Terrorist incident in Somalia

On 21 February 2014, Al-Shabaab militants launched a surprise attack on the Somali presidential palace Villa Somalia in Mogadishu, where the president and speaker of parliament live and have their offices. All nine of the attackers were slain during the ensuing shootout with palace guards and security, with at least five Somali security officials also killed.

==Overview==
The assault was presumably targeting government officials praying at the compound mosque. The heavily armed fighters were traveling in three cars and were dressed in guard uniforms and red berets worn by security at the palace. They were able to talk their way through the outer perimeter of security. Once past that, one of the cars, which was rigged with a suicide bomb, blasted through the gate of the compound, creating an entryway into the palace. Two of the suicide bombers were killed in the incident. The seven other men dismounted their cars and engaged in an intensive shoot-out with palace guards. According to a senior official reporting about the attack, all of the militants died, with some blowing themselves up, while others were shot. Several government guards also died during the exchange.

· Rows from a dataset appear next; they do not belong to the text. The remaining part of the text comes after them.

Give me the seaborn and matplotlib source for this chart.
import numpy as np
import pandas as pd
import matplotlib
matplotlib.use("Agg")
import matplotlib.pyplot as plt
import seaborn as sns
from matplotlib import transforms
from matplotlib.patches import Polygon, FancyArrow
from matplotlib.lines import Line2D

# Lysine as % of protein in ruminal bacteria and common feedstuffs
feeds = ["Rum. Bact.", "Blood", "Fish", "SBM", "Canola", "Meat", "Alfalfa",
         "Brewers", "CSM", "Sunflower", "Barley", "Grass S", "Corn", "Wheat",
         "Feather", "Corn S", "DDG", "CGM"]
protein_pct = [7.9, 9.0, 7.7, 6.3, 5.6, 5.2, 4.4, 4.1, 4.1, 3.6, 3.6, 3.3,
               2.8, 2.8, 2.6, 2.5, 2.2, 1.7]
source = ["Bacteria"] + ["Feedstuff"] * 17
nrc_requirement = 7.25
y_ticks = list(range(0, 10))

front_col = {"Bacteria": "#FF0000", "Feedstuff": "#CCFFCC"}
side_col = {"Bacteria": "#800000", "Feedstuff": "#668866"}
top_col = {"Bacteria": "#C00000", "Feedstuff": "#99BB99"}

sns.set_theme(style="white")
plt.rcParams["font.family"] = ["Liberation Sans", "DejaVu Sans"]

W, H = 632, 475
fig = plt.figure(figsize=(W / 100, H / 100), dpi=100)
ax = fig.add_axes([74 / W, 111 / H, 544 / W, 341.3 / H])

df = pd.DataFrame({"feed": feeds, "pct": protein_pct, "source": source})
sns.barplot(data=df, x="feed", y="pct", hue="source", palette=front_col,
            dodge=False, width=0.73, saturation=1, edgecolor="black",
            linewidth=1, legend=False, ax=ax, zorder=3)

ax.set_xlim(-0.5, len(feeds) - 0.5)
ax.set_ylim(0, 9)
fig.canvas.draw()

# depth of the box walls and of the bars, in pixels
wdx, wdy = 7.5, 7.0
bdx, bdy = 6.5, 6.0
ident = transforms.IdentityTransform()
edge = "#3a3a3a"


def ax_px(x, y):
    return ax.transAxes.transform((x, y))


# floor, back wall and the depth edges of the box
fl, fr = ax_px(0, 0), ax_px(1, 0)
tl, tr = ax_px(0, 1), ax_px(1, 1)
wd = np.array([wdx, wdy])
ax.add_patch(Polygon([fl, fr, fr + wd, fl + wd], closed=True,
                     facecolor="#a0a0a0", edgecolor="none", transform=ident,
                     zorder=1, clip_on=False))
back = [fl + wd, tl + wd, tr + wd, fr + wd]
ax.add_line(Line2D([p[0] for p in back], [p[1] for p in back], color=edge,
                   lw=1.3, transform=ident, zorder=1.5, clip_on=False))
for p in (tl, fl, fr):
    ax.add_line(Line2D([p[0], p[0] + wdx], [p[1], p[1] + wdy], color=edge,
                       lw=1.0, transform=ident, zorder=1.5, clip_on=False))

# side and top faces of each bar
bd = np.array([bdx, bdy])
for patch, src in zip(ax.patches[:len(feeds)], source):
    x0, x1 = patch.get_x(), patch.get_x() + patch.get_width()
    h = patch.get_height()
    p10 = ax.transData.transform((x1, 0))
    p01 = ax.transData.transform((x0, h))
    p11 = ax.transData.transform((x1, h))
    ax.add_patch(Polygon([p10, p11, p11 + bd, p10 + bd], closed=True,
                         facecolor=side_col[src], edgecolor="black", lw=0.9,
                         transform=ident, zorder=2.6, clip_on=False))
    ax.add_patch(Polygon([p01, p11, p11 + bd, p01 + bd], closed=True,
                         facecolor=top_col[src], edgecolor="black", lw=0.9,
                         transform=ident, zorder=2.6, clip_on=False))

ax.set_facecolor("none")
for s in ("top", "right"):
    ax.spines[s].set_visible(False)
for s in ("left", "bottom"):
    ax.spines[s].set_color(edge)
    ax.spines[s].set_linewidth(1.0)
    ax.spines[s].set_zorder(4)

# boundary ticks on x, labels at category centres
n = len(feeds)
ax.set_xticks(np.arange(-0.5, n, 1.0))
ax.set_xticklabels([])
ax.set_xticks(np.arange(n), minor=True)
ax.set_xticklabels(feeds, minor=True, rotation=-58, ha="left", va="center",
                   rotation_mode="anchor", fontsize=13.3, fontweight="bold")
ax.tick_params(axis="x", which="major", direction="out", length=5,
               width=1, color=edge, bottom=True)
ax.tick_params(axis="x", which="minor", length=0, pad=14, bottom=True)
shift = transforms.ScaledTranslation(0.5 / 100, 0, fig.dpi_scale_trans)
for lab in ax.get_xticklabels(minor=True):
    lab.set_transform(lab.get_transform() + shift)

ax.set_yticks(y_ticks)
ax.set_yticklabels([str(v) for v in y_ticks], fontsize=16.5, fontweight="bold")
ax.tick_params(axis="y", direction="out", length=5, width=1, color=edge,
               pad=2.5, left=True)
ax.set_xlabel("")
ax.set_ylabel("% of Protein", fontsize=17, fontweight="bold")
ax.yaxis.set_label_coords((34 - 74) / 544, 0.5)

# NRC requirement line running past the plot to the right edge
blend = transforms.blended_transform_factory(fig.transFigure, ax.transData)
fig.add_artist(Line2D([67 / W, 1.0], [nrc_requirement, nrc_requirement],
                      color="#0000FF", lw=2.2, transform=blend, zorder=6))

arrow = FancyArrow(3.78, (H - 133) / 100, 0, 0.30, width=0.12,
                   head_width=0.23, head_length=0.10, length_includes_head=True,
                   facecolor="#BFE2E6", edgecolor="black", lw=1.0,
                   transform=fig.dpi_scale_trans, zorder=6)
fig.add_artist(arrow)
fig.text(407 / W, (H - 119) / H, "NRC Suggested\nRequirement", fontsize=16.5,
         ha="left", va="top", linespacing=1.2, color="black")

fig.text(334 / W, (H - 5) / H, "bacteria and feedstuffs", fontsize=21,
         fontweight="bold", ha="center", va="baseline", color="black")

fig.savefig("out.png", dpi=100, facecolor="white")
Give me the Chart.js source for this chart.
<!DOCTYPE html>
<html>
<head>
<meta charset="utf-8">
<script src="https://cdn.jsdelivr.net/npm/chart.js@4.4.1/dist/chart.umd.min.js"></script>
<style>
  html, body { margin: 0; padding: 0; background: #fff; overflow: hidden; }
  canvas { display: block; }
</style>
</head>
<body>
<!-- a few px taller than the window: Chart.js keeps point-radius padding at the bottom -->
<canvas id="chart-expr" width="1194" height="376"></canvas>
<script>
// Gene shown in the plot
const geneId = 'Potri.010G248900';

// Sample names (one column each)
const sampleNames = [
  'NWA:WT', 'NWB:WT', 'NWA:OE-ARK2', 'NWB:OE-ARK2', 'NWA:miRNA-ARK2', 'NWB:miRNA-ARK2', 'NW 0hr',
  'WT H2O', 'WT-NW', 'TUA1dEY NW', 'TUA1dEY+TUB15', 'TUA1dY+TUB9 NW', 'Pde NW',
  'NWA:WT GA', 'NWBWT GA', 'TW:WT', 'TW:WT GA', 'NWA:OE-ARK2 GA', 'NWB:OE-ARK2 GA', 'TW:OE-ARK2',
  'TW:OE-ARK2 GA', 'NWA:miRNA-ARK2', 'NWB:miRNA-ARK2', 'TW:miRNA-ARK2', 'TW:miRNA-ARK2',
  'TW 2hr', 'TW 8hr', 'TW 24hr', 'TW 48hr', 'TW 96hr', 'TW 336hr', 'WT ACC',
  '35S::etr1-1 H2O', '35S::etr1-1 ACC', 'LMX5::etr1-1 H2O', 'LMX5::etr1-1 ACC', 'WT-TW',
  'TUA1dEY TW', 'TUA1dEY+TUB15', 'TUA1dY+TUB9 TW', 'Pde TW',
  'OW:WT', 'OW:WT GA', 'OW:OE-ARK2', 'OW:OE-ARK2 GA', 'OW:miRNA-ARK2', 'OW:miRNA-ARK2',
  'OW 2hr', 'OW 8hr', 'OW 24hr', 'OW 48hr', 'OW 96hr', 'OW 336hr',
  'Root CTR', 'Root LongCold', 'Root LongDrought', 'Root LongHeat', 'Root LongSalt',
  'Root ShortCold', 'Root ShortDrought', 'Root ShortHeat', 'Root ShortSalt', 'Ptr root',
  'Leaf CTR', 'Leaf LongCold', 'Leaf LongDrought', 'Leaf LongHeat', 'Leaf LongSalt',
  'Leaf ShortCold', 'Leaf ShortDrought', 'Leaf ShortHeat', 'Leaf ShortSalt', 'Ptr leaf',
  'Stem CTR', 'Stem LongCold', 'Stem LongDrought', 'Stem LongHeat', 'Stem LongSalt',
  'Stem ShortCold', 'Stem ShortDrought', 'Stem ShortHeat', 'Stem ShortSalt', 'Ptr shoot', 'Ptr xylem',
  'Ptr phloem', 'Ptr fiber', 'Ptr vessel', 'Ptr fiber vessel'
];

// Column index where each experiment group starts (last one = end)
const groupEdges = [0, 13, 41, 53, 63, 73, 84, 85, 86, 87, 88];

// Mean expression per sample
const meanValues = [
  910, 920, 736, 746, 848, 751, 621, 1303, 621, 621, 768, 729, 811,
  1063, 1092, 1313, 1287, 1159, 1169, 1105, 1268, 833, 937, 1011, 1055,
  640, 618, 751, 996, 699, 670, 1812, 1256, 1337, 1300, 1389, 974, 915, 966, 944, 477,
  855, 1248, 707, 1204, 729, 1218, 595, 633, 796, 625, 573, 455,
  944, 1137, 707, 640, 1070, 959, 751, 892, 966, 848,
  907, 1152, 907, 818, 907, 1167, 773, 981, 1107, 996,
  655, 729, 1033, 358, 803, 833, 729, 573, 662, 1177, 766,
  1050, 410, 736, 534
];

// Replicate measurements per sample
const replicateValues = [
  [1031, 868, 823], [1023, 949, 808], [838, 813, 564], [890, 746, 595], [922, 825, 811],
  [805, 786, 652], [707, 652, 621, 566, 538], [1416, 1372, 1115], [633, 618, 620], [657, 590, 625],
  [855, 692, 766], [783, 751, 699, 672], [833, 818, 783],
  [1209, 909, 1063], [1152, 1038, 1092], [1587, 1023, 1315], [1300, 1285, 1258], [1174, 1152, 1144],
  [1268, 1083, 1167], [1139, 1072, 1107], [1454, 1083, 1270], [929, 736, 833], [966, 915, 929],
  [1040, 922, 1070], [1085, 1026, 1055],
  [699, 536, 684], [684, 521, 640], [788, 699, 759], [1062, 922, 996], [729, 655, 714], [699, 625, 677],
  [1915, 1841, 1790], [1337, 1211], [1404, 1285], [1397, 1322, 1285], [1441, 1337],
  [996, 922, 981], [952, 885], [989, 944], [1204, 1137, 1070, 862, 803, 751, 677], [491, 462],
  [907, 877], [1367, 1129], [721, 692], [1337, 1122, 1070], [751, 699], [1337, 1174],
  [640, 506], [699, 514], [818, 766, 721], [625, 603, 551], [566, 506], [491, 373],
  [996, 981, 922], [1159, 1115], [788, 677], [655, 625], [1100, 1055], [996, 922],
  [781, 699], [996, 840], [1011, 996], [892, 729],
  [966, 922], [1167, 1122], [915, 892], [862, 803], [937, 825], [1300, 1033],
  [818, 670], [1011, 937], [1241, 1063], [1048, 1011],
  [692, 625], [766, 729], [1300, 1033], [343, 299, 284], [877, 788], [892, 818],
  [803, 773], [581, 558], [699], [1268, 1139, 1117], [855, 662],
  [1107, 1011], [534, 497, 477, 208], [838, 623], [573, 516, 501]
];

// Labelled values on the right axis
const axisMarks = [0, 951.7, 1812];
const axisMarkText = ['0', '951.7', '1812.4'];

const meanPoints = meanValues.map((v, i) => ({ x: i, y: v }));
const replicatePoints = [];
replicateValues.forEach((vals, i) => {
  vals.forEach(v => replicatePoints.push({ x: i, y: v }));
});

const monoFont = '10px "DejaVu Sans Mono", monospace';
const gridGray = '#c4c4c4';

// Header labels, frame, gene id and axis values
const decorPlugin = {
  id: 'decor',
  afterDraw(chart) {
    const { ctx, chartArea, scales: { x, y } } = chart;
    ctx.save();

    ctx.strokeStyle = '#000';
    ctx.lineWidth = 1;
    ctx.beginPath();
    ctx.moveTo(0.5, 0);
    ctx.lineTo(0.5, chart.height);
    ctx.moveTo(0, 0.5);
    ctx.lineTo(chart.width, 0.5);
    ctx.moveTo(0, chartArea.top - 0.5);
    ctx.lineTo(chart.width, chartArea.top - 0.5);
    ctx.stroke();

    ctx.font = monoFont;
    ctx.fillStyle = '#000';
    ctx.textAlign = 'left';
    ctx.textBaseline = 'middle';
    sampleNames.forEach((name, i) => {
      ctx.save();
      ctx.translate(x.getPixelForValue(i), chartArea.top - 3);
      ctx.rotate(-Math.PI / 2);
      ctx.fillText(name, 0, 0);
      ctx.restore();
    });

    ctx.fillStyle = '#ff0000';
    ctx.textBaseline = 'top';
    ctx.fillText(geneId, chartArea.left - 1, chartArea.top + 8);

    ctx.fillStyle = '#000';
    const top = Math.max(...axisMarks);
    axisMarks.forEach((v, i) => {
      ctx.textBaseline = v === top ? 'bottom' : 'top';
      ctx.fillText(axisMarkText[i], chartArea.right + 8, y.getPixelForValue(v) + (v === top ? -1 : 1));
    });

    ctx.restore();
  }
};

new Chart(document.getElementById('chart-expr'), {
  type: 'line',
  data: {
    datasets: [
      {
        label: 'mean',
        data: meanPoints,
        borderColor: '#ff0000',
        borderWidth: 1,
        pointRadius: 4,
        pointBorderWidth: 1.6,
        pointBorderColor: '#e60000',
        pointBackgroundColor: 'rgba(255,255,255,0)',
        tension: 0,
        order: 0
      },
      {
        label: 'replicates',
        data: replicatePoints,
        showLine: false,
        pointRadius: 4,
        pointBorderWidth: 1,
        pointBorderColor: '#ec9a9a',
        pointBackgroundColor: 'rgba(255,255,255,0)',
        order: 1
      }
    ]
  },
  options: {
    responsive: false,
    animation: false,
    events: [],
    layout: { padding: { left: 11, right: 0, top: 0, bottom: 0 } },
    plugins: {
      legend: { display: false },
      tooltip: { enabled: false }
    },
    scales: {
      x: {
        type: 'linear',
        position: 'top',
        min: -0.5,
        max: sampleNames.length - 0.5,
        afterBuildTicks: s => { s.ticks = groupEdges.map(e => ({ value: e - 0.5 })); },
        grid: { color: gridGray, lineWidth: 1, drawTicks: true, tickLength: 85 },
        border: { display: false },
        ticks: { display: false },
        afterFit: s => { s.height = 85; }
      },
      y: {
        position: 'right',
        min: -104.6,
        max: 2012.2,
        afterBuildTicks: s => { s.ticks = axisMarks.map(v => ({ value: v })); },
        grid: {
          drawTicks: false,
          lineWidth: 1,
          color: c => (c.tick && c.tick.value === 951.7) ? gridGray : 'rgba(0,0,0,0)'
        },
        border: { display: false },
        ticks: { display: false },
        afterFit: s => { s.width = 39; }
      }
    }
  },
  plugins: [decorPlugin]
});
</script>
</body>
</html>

The Al-Shabab militants were eventually overwhelmed by Somali government reinforcements along with AMISOM troops. Government casualties were estimated at five palace guards, including deputy intelligence chief of the Somali Army Gen. Mohamed Nur Shirbow and Mohamed Abdulle, a close aide to the prime minister. Several Somali soldiers were also killed. All nine of the attackers were slain.

Somali President Hassan Sheikh Mohamud was reported unharmed along with the prime minister. The Interior Ministry subsequently held a press conference in front of the palace, where the bodies of seven of the attackers were displayed.